The geospatial API returns GeoJSON FeatureCollections. Use the `Accept: application/geo+json` header for geo-aware tools, or stick with JSON for standard parsing.


In [None]:
geo_response = api_request(
    "/geo/nearby",
    params={"lat": 12.9716, "lon": 77.5946, "radius_km": 50},
)
geo_payload = geo_response.json()

print(f"Returned {len(geo_payload['features'])} features")
features_df = pd.json_normalize(
    geo_payload["features"],
    sep=".",
)
features_df[["properties.slug", "properties.name", "properties.state"]].head()


In [None]:
try:
    import folium

    if not features_df.empty:
        lats = [coords[1] for coords in features_df["geometry.coordinates"]]
        lons = [coords[0] for coords in features_df["geometry.coordinates"]]
        centroid = (sum(lats) / len(lats), sum(lons) / len(lons))
    else:
        centroid = (12.9716, 77.5946)

    fmap = folium.Map(location=centroid, zoom_start=7)
    for _, row in features_df.iterrows():
        lat, lon = row["geometry.coordinates"][1], row["geometry.coordinates"][0]
        folium.Marker(
            location=(lat, lon),
            tooltip=row["properties.name"],
            popup=row["properties.citation"],
        ).add_to(fmap)
    fmap
except ImportError:
    print("folium is not installed. Run the pip cell above to enable mapping.")
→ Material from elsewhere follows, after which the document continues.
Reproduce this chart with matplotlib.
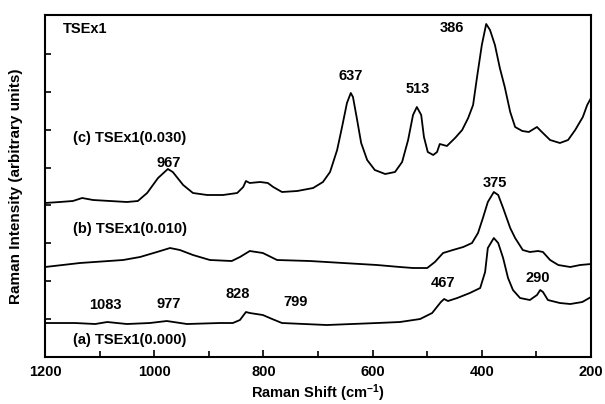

## 5. Media Bundles and Watermark Headers

Media endpoints return grouped assets with explicit watermark requirements. Inspect the `X-Inheritage-Watermark` header to determine whether downstream rendering must display watermarks.


In [None]:
media_response = api_request(f"/media/{slug}")
media_payload = media_response.json()

print("Watermark policy:", media_response.headers.get("X-Inheritage-Watermark"))
print("Content-Disposition:", media_response.headers.get("Content-Disposition"))

media_df = pd.json_normalize(media_payload["items"])
media_df[["type", "url", "citation"]].head()


## 6. Citation & Attribution API

Use the citation service to fetch ready-to-render attribution snippets. Free-tier callers must continue sending `X-Inheritage-Attribution: visible` or requests will receive `403 FORBIDDEN`.


In [None]:
citation_response = api_request(f"/citation/{slug}")
citation_payload = citation_response.json()

print("HTML snippet:\n", citation_payload["citation_html"])
print("\nMarkdown snippet:\n", citation_payload["citation_markdown"])
print("\nPlain text:\n", citation_payload["citation_text"])
print("\nSource URL:", citation_payload.get("source_url"))


## 7. Dataset Manifest & Stats

The root dataset manifest and stats endpoint expose aggregates for dashboards and search-index ingest.


In [None]:
stats_response = api_request("/stats")
stats = stats_response.json()

print("Counts:", stats["counts"])
print("\nTop states by published sites:")
for state, total in list(stats["breakdown"]["by_state"].items())[:5]:
    print(f"  {state}: {total}")


## 8. AI Context & Similarity

The AI endpoints return deterministic embeddings with the `X-Embedding-Model: inheritage-d1` header. The sample below shows how to request the canonical context paragraph and find similar sites.


In [None]:
context_response = api_request(f"/ai/context/{slug}")
context_payload = context_response.json()

print("Embedding length:", len(context_payload["embedding"]))
print("Model:", context_response.headers.get("X-Embedding-Model"))
print("Context excerpt:\n")
print("\n".join(textwrap.wrap(context_payload["context"], width=100)))


In [None]:
similar_response = api_request(
    "/ai/similar",
    method="POST",
    json={"slug": slug, "limit": 5},
)
similar_payload = similar_response.json()

print("Similarity results:")
for entry in similar_payload["data"]:
    score = entry["score"]
    site_info = entry["site"]
    print(f"  {score:.3f} → {site_info['slug']} ({site_info['state']})")


## 9. Next Steps

- Explore additional filters (`dynasty`, `style`, `material`) to build thematic galleries.
- Cache API responses locally using the `ETag` and `Last-Modified` headers demonstrated earlier.
- Join the Kaggle dataset version (CSV/GeoJSON exports) with live API data for hybrid analytics.
- Share your derivative notebooks with attribution: `Data © Inheritage Foundation (CC BY 4.0)`.